Building Social Capital

The present framework based on the weapanisation of poverty has exhausted the limits of its possibilities and in the aftermath of #EndSARS has become a persistent threat to the self-preservation of   the elite itself. Unfortunately, the manifestos of the leading contestants don’t inspire confidence that they are aware of the existential threats involved. To be aware is to make sacrifices which they are averse to. This will involve a fundamental and irreversible re-direction of the public sector from a gargantuan bureaucracy into production to develop and deepen economic and social capital. 

Social capital leading to an ever-increasing middle class is a pivotal defense of democracy. It requires a new deal and citizens involvement in education, health and housing as production generating bases. 

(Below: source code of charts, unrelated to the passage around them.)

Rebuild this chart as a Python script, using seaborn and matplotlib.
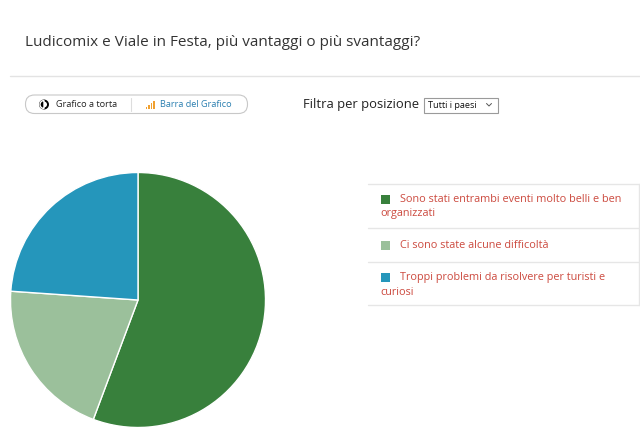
import matplotlib
matplotlib.use('Agg')
import matplotlib.pyplot as plt
import matplotlib.patches as mpatches
import seaborn as sns

TITLE = 'Ludicomix e Viale in Festa, più vantaggi o più svantaggi?'
LABELS = ['Sono stati entrambi eventi molto belli e ben organizzati',
          'Ci sono state alcune difficoltà',
          'Troppi problemi da risolvere per turisti e curiosi']
SHARES = [55.7, 20.4, 23.9]
COLORS = ['#38803c', '#9bc09b', '#2596bb']

W, H = 640, 444

sns.set_theme(style='white')
plt.rcParams['font.family'] = ['Open Sans', 'DejaVu Sans']

fig = plt.figure(figsize=(W / 100, H / 100), dpi=100)
fig.patch.set_facecolor('white')

# background axes in pixel coordinates
bg = fig.add_axes([0, 0, 1, 1])
bg.set_xlim(0, W)
bg.set_ylim(H, 0)
bg.axis('off')

bg.text(25, 42, TITLE, fontsize=11, color='#333333', va='center', ha='left')
bg.plot([10, 640], [76, 76], color='#e3e3e3', lw=1)

# toggle button
btn = mpatches.FancyBboxPatch((25.5, 95), 222, 18.5, boxstyle='round,pad=0,rounding_size=9',
                              fc='white', ec='#c8c8c8', lw=0.8)
bg.add_patch(btn)
bg.plot([131, 131], [98, 111], color='#dddddd', lw=0.8)
bg.add_patch(mpatches.Circle((44, 104.5), 4, fc='white', ec='black', lw=1.4))
bg.add_patch(mpatches.Wedge((44, 104.5), 4, 90, 270, fc='black'))
bg.text(55.5, 104.5, 'Grafico a torta', fontsize=6.6, color='#222222', va='center')
for i, h in enumerate([2.5, 4.5, 6.5, 8.5]):
    bg.add_patch(mpatches.Rectangle((145.5 + i * 2.5, 109 - h), 1.6, h, fc='#f0a030', ec='none'))
bg.text(159.5, 104.5, 'Barra del Grafico', fontsize=6.6, color='#2a7fb0', va='center')

# filter
bg.text(303, 104, 'Filtra per posizione', fontsize=9.4, color='#222222', va='center')
bg.add_patch(mpatches.Rectangle((424, 97.5), 74, 15, fc='white', ec='#9a9a9a', lw=0.8))
bg.text(427.5, 105, 'Tutti i paesi', fontsize=6.6, color='#111111', va='center')
bg.plot([486.5, 489, 491.5], [103.5, 106, 103.5], color='#555555', lw=0.7)

# legend panel
for y in [184, 228, 262, 305]:
    bg.plot([368, 640], [y, y], color='#e6e6e6', lw=1)
bg.plot([639, 639], [184, 305], color='#e6e6e6', lw=1)

red = '#cc4a3f'
rows = [
    (199.5, 213.5, 'Sono stati entrambi eventi molto belli e ben', 'organizzati'),
    (245, None, 'Ci sono state alcune difficoltà', None),
    (277, 292, 'Troppi problemi da risolvere per turisti e', 'curiosi'),
]
for (y1, y2, t1, t2), c in zip(rows, COLORS):
    bg.add_patch(mpatches.Rectangle((380.5, y1 - 4.5), 9, 9, fc=c, ec='none'))
    bg.text(400, y1, t1, fontsize=7.8, color=red, va='center')
    if t2:
        bg.text(380, y2, t2, fontsize=7.8, color=red, va='center')

# pie
cx, cy, r = 138, 300, 127.5
ax = fig.add_axes([(cx - r) / W, (H - cy - r) / H, 2 * r / W, 2 * r / H])
ax.pie(SHARES, colors=COLORS, startangle=90, counterclock=False,
       wedgeprops=dict(edgecolor='white', linewidth=1))
ax.set_xlim(-1, 1)
ax.set_ylim(-1, 1)
ax.axis('off')

fig.savefig('out.png', dpi=100)
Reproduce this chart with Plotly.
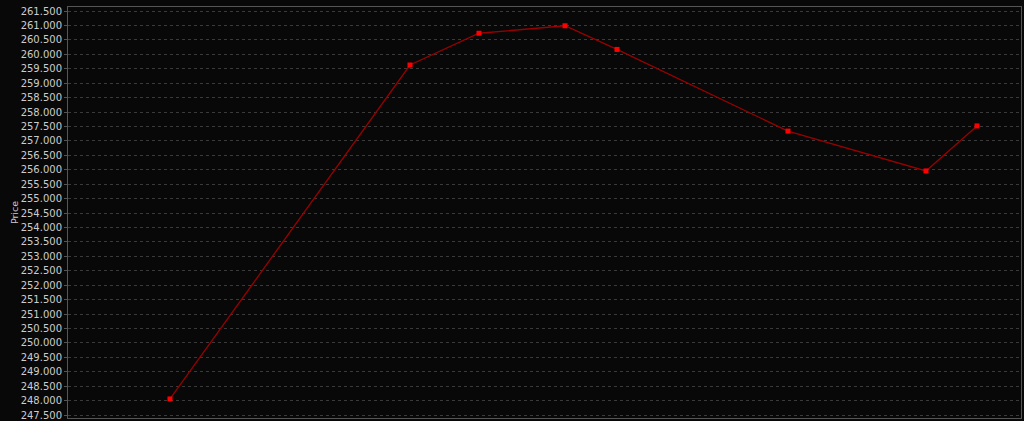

In this area, we must learn invaluable lessons from the ‘free’ education policies of the western region in the nineteen fifties, and the housing programs of the Shehu Shagari and Lateef Jakande governments in the nineteen seventies. The programs invigorated society strengthened the productive base and deep end social cohesion. They acted as stabilising buffers and led to a fairer society. 

It is unfortunate that within the structures erected in the context of a rent collecting economy this is not about to be done again.